As a senior engineering technician at Woods Hole Oceanographic Institution in Massachusetts, Kukulya develops applications for autonomous unmanned vehicles. AUVs are the Predator drones of the ocean, programmable torpedoes that carry out any mission assigned to them. They are cheaper, faster, and more efficient than manned research expeditions, and within the past decade they’ve become the “It” tools for marine scientists. For Kukulya, who helps outfit machines with side-scan sonar, various environmental sensors, and cameras (both video and still), that translates into a lot of work.

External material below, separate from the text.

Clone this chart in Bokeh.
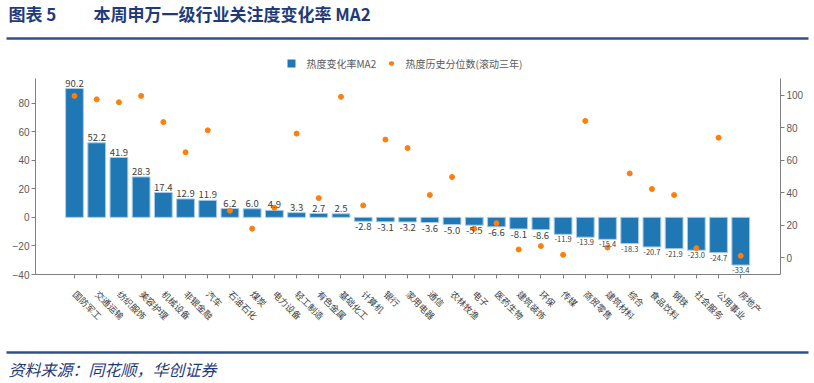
import math
from bokeh.plotting import figure
from bokeh.models import Range1d, LinearAxis, FixedTicker, ColumnDataSource
from bokeh.core.properties import value
from bokeh.embed import file_html
from bokeh.resources import INLINE

categories = ["国防军工", "交通运输", "纺织服饰", "美容护理", "机械设备", "非银金融", "汽车",
              "石油石化", "煤炭", "电力设备", "轻工制造", "有色金属", "基础化工", "计算机",
              "银行", "家用电器", "通信", "农林牧渔", "电子", "医药生物", "建筑装饰", "环保",
              "传媒", "商贸零售", "建筑材料", "综合", "食品饮料", "钢铁", "社会服务",
              "公用事业", "房地产"]
change_ma2 = [90.2, 52.2, 41.9, 28.3, 17.4, 12.9, 11.9, 6.2, 6.0, 4.9, 3.3, 2.7, 2.5,
              -2.8, -3.1, -3.2, -3.6, -5.0, -5.5, -6.6, -8.1, -8.6, -11.9, -13.9, -15.4,
              -18.3, -20.7, -21.9, -23.0, -24.7, -33.4]
percentile = [99.6, 97.5, 95.7, 99.6, 83.5, 64.9, 78.4, 29.0, 17.9, 30.8, 76.4, 36.7, 99.0,
              32.2, 72.7, 67.5, 38.6, 49.7, 17.9, 21.3, 5.1, 7.2, 1.8, 84.2, 6.3, 51.9,
              42.3, 38.6, 5.9, 73.9, 1.2]
left_ticks = [-40, -20, 0, 20, 40, 60, 80]
right_ticks = [0, 20, 40, 60, 80, 100]

title_left = "图表 5"
title_main = "本周申万一级行业关注度变化率 MA2"
legend_bar = "热度变化率MA2"
legend_dot = "热度历史分位数(滚动三年)"
source_text = "资料来源：同花顺，华创证券"

CJK = value("Noto Sans CJK SC")
NAVY = "#1F3A7A"
RULE = "#2E5090"
BAR = "#1F77B4"
DOT = "#FF7F0E"
GREY = "#595959"

# page geometry of the plotting frame (pixels) and its data ranges
W, H = 814, 383
FX0, FX1, FY0, FY1 = 35, 780, 78, 274
XR = (-1.756, 31.79)
YR = (-40.0, 97.2)
PR = (-10.3, 110.3)


def dx(px):
    return XR[0] + (px - FX0) * (XR[1] - XR[0]) / (FX1 - FX0)


def dy(py):
    return YR[1] - (py - FY0) * (YR[1] - YR[0]) / (FY1 - FY0)


n = len(categories)
idx = list(range(n))
p = figure(width=W, height=H, x_range=Range1d(*XR), y_range=Range1d(*YR),
           output_backend="svg", toolbar_location=None,
           min_border_left=FX0, min_border_right=W - FX1,
           min_border_top=FY0, min_border_bottom=H - FY1)
p.grid.visible = False
p.outline_line_color = None
p.extra_y_ranges = {"pct": Range1d(*PR)}

src = ColumnDataSource(dict(x=idx, v=change_ma2, pct=percentile, cat=categories))
p.vbar(x="x", top="v", bottom=0, width=0.8, source=src,
       fill_color=BAR, line_color="#A9CBE8", line_width=1)
p.scatter(x="x", y="pct", source=src, y_range_name="pct", marker="circle", size=5,
          fill_color=DOT, line_color=DOT)

pos = [i for i in idx if change_ma2[i] >= 0]
neg = [i for i in idx if -10 < change_ma2[i] < 0]
small = [i for i in idx if change_ma2[i] <= -10]
for group, base, off, fs in ((pos, "bottom", -2, "9.5px"), (neg, "top", 2, "9.5px"),
                             (small, "top", 2, "7.5px")):
    p.text(x=[i for i in group], y=[change_ma2[i] for i in group],
           text=["%.1f" % change_ma2[i] for i in group], text_font=CJK,
           text_font_size=fs, text_color="#404040", text_align="center",
           text_baseline=base, y_offset=off, level="overlay")

# axes
for ax in (p.xaxis[0], p.yaxis[0]):
    ax.axis_line_color = "#808080"
    ax.major_tick_line_color = "#808080"
    ax.major_tick_out = 4
    ax.major_tick_in = 0
    ax.minor_tick_line_color = None

p.yaxis[0].ticker = FixedTicker(ticks=left_ticks)
p.yaxis[0].major_label_text_font_size = "10px"
p.yaxis[0].major_label_text_color = GREY
p.yaxis[0].major_label_text_font = "Liberation Sans"
p.yaxis[0].major_label_standoff = 2

right = LinearAxis(y_range_name="pct", ticker=FixedTicker(ticks=right_ticks))
right.axis_line_color = "#808080"
right.major_tick_line_color = "#808080"
right.major_tick_out = 4
right.major_tick_in = 0
right.minor_tick_line_color = None
right.major_label_text_font_size = "10px"
right.major_label_text_color = GREY
right.major_label_text_font = "Liberation Sans"
right.major_label_standoff = 2
p.add_layout(right, "right")

xa = p.xaxis[0]
xa.ticker = FixedTicker(ticks=idx)
xa.major_label_overrides = {i: c for i, c in zip(idx, categories)}
xa.major_label_orientation = -math.pi / 4
xa.major_label_text_font = "Noto Sans CJK SC"
xa.major_label_text_font_size = "9px"
xa.major_label_text_color = "#404040"
xa.major_label_standoff = 14

# header: title, rule, legend (outside the frame, drawn at overlay level)
p.text(x=[dx(8)], y=[dy(13)], text=[title_left], text_font=CJK, text_font_size="17px",
       text_font_style="bold", text_color=NAVY, text_baseline="middle", level="overlay")
p.text(x=[dx(93)], y=[dy(13)], text=[title_main], text_font=CJK, text_font_size="17px",
       text_font_style="bold", text_color=NAVY, text_baseline="middle", level="overlay")
p.segment(x0=[dx(6)], y0=[dy(38)], x1=[dx(808)], y1=[dy(38)], line_color=RULE,
          line_width=2.5, level="overlay")
p.segment(x0=[dx(287)], y0=[dy(63)], x1=[dx(295)], y1=[dy(63)], line_color=BAR,
          line_width=8, line_cap="butt", level="overlay")
p.text(x=[dx(306)], y=[dy(63)], text=[legend_bar], text_font=CJK, text_font_size="10px",
       text_color=GREY, text_baseline="middle", level="overlay")
p.segment(x0=[dx(390.6)], y0=[dy(63)], x1=[dx(391.4)], y1=[dy(63)], line_color=DOT,
          line_width=4.5, line_cap="round", level="overlay")
p.text(x=[dx(405)], y=[dy(63)], text=[legend_dot], text_font=CJK, text_font_size="10px",
       text_color=GREY, text_baseline="middle", level="overlay")

# footer: rule and source
p.segment(x0=[dx(6)], y0=[dy(352)], x1=[dx(808)], y1=[dy(352)], line_color=RULE,
          line_width=2.5, level="overlay")
p.text(x=[dx(8)], y=[dy(368)], text=[source_text], text_font=CJK, text_font_size="16px",
       text_font_style="italic", text_color=NAVY, text_baseline="middle", level="overlay")

open("out.html", "w").write(file_html(p, INLINE))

“Lately, I’ve been traveling about four months a year,” she says—from the Arctic to the Antarctic, Hawaii to the Bahamas. Kukulya and other members of her Oceanographic Systems Laboratory have sought out shipwrecks, mines, and coral mounds. She has run an AUV through New York City’s West Branch Reservoir. She has collected mountains of oceanographic data, helped create bathymetric maps, and has ongoing projects with the U.S. Navy. “About half the stuff I do is classified,” she says. “I can’t even talk about it.”
Her latest fascination is a project led by Woods Hole scientist Al Plueddemann to analyze the waters of the Chukchi Sea in the Alaskan Arctic. The goal is to better understand the melting of sea ice, a topic of vital importance to climate change models.